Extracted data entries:
'''

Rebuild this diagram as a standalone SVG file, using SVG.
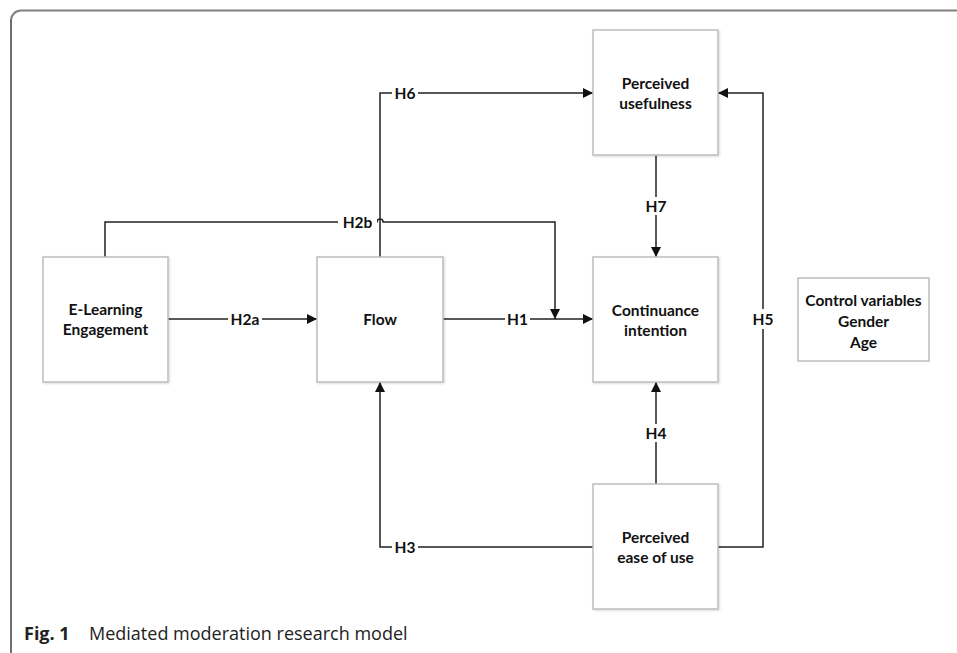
<svg xmlns="http://www.w3.org/2000/svg" width="957" height="653" viewBox="0 0 957 653">
<defs>
<marker id="arr" viewBox="0 0 10 10" refX="10" refY="5" markerWidth="10" markerHeight="10" markerUnits="userSpaceOnUse" orient="auto">
<path d="M0,0 L10,5 L0,10 z" fill="#111"/>
</marker>
<filter id="sh" x="-5%" y="-5%" width="115%" height="115%">
<feDropShadow dx="1" dy="1" stdDeviation="1" flood-color="#000" flood-opacity="0.15"/>
</filter>
</defs>
<style>
.box{fill:#fff;stroke:#bdbdbd;stroke-width:1.5}
.t{font-family:Lato,"Open Sans","Liberation Sans",sans-serif;font-weight:bold;font-size:15.5px;fill:#111;text-anchor:middle}
.c{fill:none;stroke:#222;stroke-width:1.5}
.lb{fill:#fff}
.cap{font-family:"Open Sans","Liberation Sans",sans-serif;font-size:18px;fill:#222}
</style>
<rect width="957" height="653" fill="#fff"/>
<path d="M957,10.5 H21 A10,10 0 0 0 11,20.5" fill="none" stroke="#808080" stroke-width="2"/>
<path d="M11,20 V653" fill="none" stroke="#222" stroke-width="1.3"/>

<g id="connectors">
<path class="c" d="M168,319 H317" marker-end="url(#arr)"/>
<path class="c" d="M443,319 H593" marker-end="url(#arr)"/>
<path class="c" d="M105,257 V222 H377 A3,3 0 0 1 383,222 H555 V319" marker-end="url(#arr)"/>
<path class="c" d="M380,257 V93 H593" marker-end="url(#arr)"/>
<path class="c" d="M656,155 V257" marker-end="url(#arr)"/>
<path class="c" d="M656,484 V382" marker-end="url(#arr)"/>
<path class="c" d="M718,547 H763 V93 H718" marker-end="url(#arr)"/>
<path class="c" d="M593,547 H380 V382" marker-end="url(#arr)"/>
<rect class="lb" x="228" y="310" width="34" height="18"/>
<text class="t" x="245" y="324.5">H2a</text>
<rect class="lb" x="505" y="310" width="25" height="18"/>
<text class="t" x="517.5" y="324.5">H1</text>
<rect class="lb" x="338" y="213" width="39" height="18"/>
<text class="t" x="357.5" y="227.5">H2b</text>
<rect class="lb" x="392" y="84" width="26" height="18"/>
<text class="t" x="405" y="98.5">H6</text>
<rect class="lb" x="643" y="197" width="26" height="18"/>
<text class="t" x="656" y="211.5">H7</text>
<rect class="lb" x="643" y="424" width="26" height="18"/>
<text class="t" x="656" y="438.5">H4</text>
<rect class="lb" x="750" y="309" width="26" height="20"/>
<text class="t" x="763" y="324.5">H5</text>
<rect class="lb" x="392" y="538" width="26" height="18"/>
<text class="t" x="405" y="552.5">H3</text>
</g>

<g id="elearning">
<rect class="box" x="43" y="257" width="125" height="125" filter="url(#sh)"/>
<text class="t" x="105.5" y="314.5">E-Learning</text>
<text class="t" x="105.5" y="335">Engagement</text>
</g>
<g id="flow">
<rect class="box" x="317" y="257" width="126" height="125" filter="url(#sh)"/>
<text class="t" x="380" y="325">Flow</text>
</g>
<g id="usefulness">
<rect class="box" x="593" y="30" width="125" height="125" filter="url(#sh)"/>
<text class="t" x="655.5" y="88.5">Perceived</text>
<text class="t" x="655.5" y="109">usefulness</text>
</g>
<g id="continuance">
<rect class="box" x="593" y="257" width="125" height="125" filter="url(#sh)"/>
<text class="t" x="655.5" y="315.5">Continuance</text>
<text class="t" x="655.5" y="336">intention</text>
</g>
<g id="easeofuse">
<rect class="box" x="593" y="484" width="125" height="125" filter="url(#sh)"/>
<text class="t" x="655.5" y="542.5">Perceived</text>
<text class="t" x="655.5" y="563">ease of use</text>
</g>
<g id="control">
<rect class="box" x="798" y="278" width="131" height="83"/>
<text class="t" x="863.5" y="305.5">Control variables</text>
<text class="t" x="863.5" y="326.5">Gender</text>
<text class="t" x="863.5" y="347.5">Age</text>
</g>
<text class="cap" x="24" y="640"><tspan font-weight="bold">Fig. 1</tspan><tspan x="89">Mediated moderation research model</tspan></text>
</svg>
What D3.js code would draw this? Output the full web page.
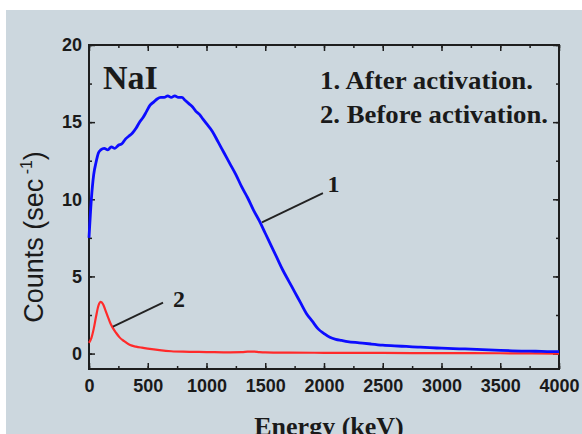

'''

• [Exercise objective]
Without the pictures, output the full listing exactly as it stands.

• [Solution to this exercise]
Rebuild this diagram as a standalone SVG file, using SVG.
<svg xmlns="http://www.w3.org/2000/svg" width="957" height="653" viewBox="0 0 957 653">
<defs>
<marker id="arr" viewBox="0 0 10 10" refX="10" refY="5" markerWidth="10" markerHeight="10" markerUnits="userSpaceOnUse" orient="auto">
<path d="M0,0 L10,5 L0,10 z" fill="#111"/>
</marker>
<filter id="sh" x="-5%" y="-5%" width="115%" height="115%">
<feDropShadow dx="1" dy="1" stdDeviation="1" flood-color="#000" flood-opacity="0.15"/>
</filter>
</defs>
<style>
.box{fill:#fff;stroke:#bdbdbd;stroke-width:1.5}
.t{font-family:Lato,"Open Sans","Liberation Sans",sans-serif;font-weight:bold;font-size:15.5px;fill:#111;text-anchor:middle}
.c{fill:none;stroke:#222;stroke-width:1.5}
.lb{fill:#fff}
.cap{font-family:"Open Sans","Liberation Sans",sans-serif;font-size:18px;fill:#222}
</style>
<rect width="957" height="653" fill="#fff"/>
<path d="M957,10.5 H21 A10,10 0 0 0 11,20.5" fill="none" stroke="#808080" stroke-width="2"/>
<path d="M11,20 V653" fill="none" stroke="#222" stroke-width="1.3"/>

<g id="connectors">
<path class="c" d="M168,319 H317" marker-end="url(#arr)"/>
<path class="c" d="M443,319 H593" marker-end="url(#arr)"/>
<path class="c" d="M105,257 V222 H377 A3,3 0 0 1 383,222 H555 V319" marker-end="url(#arr)"/>
<path class="c" d="M380,257 V93 H593" marker-end="url(#arr)"/>
<path class="c" d="M656,155 V257" marker-end="url(#arr)"/>
<path class="c" d="M656,484 V382" marker-end="url(#arr)"/>
<path class="c" d="M718,547 H763 V93 H718" marker-end="url(#arr)"/>
<path class="c" d="M593,547 H380 V382" marker-end="url(#arr)"/>
<rect class="lb" x="228" y="310" width="34" height="18"/>
<text class="t" x="245" y="324.5">H2a</text>
<rect class="lb" x="505" y="310" width="25" height="18"/>
<text class="t" x="517.5" y="324.5">H1</text>
<rect class="lb" x="338" y="213" width="39" height="18"/>
<text class="t" x="357.5" y="227.5">H2b</text>
<rect class="lb" x="392" y="84" width="26" height="18"/>
<text class="t" x="405" y="98.5">H6</text>
<rect class="lb" x="643" y="197" width="26" height="18"/>
<text class="t" x="656" y="211.5">H7</text>
<rect class="lb" x="643" y="424" width="26" height="18"/>
<text class="t" x="656" y="438.5">H4</text>
<rect class="lb" x="750" y="309" width="26" height="20"/>
<text class="t" x="763" y="324.5">H5</text>
<rect class="lb" x="392" y="538" width="26" height="18"/>
<text class="t" x="405" y="552.5">H3</text>
</g>

<g id="elearning">
<rect class="box" x="43" y="257" width="125" height="125" filter="url(#sh)"/>
<text class="t" x="105.5" y="314.5">E-Learning</text>
<text class="t" x="105.5" y="335">Engagement</text>
</g>
<g id="flow">
<rect class="box" x="317" y="257" width="126" height="125" filter="url(#sh)"/>
<text class="t" x="380" y="325">Flow</text>
</g>
<g id="usefulness">
<rect class="box" x="593" y="30" width="125" height="125" filter="url(#sh)"/>
<text class="t" x="655.5" y="88.5">Perceived</text>
<text class="t" x="655.5" y="109">usefulness</text>
</g>
<g id="continuance">
<rect class="box" x="593" y="257" width="125" height="125" filter="url(#sh)"/>
<text class="t" x="655.5" y="315.5">Continuance</text>
<text class="t" x="655.5" y="336">intention</text>
</g>
<g id="easeofuse">
<rect class="box" x="593" y="484" width="125" height="125" filter="url(#sh)"/>
<text class="t" x="655.5" y="542.5">Perceived</text>
<text class="t" x="655.5" y="563">ease of use</text>
</g>
<g id="control">
<rect class="box" x="798" y="278" width="131" height="83"/>
<text class="t" x="863.5" y="305.5">Control variables</text>
<text class="t" x="863.5" y="326.5">Gender</text>
<text class="t" x="863.5" y="347.5">Age</text>
</g>
<text class="cap" x="24" y="640"><tspan font-weight="bold">Fig. 1</tspan><tspan x="89">Mediated moderation research model</tspan></text>
</svg>
What D3.js code would draw this? Output the full web page.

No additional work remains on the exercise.